La mère est hébergée de temps en temps chez une amie, autrement elle est dans la rue et elle vient rendre visite à Moussa. On remarque très rapidement qu'ils ne se comprennent pas : une langue les sépare, le Français. la mère ne parle pas le Français et Moussa ne comprend pas une autre langue. Quand la mère le reçoit, son premier geste c'est de le crémer, de le peigner. Moussa résiste, il ne supporte plus ce toucher de peau à peau sans un mot. la mère de Moussa semble résignée, épuisée. A la suite de cette observation et d'un travail en équipe, la présence de l'éducatrice devient indispensable lors de ces visites. Elle parle anglais, donc elle interprète les mots et met en mots les gestes du lien mère-enfant. Dès la première rencontre, à la vue de sa mère, Moussa vient se coller à son sein, il s'accroche, s'emprise, il vient l'en-têter, il veut détruire le sein de sa mère, frappe. Dans les mois qui ont suivi, Moussa a pu dire que lorsque on frappait sa mère, il était accroché au sein. On perçois bien comment, pour Moussa, le sein de vient son point de salut, une accroche psychique, face à l'anéantissement. Pour résister à l'abandon, la question de cet attachement devient très importante. Dans l'institution, tout le monde se plaindra de ses morsures. C'est un enfant qui va être hospitalisé régulièrement en pédopsychiatrie et on va entamer, évidemment un travail avec leur service.
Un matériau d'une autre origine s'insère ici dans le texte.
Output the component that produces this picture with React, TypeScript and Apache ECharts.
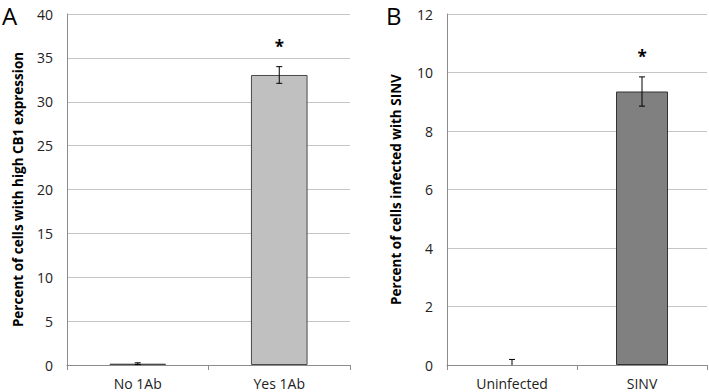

La connaissance de la culture nécessaire

Si je reprends ce que dit Fatima concernant le manque de soins psychologiques apportés aux jeunes migrants, j'ai envie de répondre que la psychiatrie et la pédopsychiatrie ainsi que des lieux de consultations, sont saturés. Pour tous les enfants que nous accueillons, c'est un dilemme, L’État ayant sacrifié l’hôpital psychiatrique et tout le travail de secteur. On en paye les conséquences tous les jours. Nous n'avons pas le choix, lorsque nous accueillons un enfant, un jeune, dans notre structure, il va falloir penser l'institution pour penser le sujet. Quand on accueille un enfant à la MECS, nous nous mettons en lien avec ceux qui l'ont connu : la famille ... puis en équipe, on va se mettre en lien avec un interprète si nécessaire, prendre connaissance de la culture du pays, rencontrer des médiateurs culturels. C'est une nécessité pour nous dans l'équipe pour déjà commencer à comprendre dans quel bain de langage est l'enfant.

Un enfant, qui est guinéen, son père l'a extrait (il l'explique comme ça) de Guinée, à cause d'Ebola. Il est venu chez une tante (en France) et il est maltraité.. C'est un enfant qui est d'abord accueilli en urgence au foyer de l'enfance, et après 8 mois, il arrive à la MECS. Quand je prends contact avec le foyer de l'enfance, les collègues me disent qu'il a perdu sa mère et qu'ils ont essayé de travailler avec le père à distance pour lui signifier la perte de sa mère. Son père lui a donc dit que sa mère était décédée et l'enfant était en souffrance. Lorsque je rencontre cet enfant avec l'éducateur, je me mets en contact avec Guinée-France et grâce au réseau je rencontre un médiateur culturel qui m'explique que la mère dont il parle n'est pas forcément sa mère biologique et qu'il est important de remettre les choses en lien et en place.

Il a été élevé certainement par un groupe de femmes, mère et tantes. On contacte donc le père et on lui demande, quand il arrivera en France (lors d'une de ses visites), d'amener des photos. Lors des entretiens entre le père et l'enfant, quand nous demandons au père de montrer la photo de la mère décédée, l'enfant dit qu'il ne connaît pas cette femme. Il a été élevé par une tante, qui, pour lui, est sa mère. On voit bien comment, aller chercher et en comprendre quelque chose peut nous éviter le pire. Cela nous a paru énorme quand on l'a appris, par rapport à l'impact sur l'enfant. Les collègues, auparavant, ont pensé franco-français, culture judéo-chrétienne. La question du langage et de la culture est quelque chose d’extrêmement important.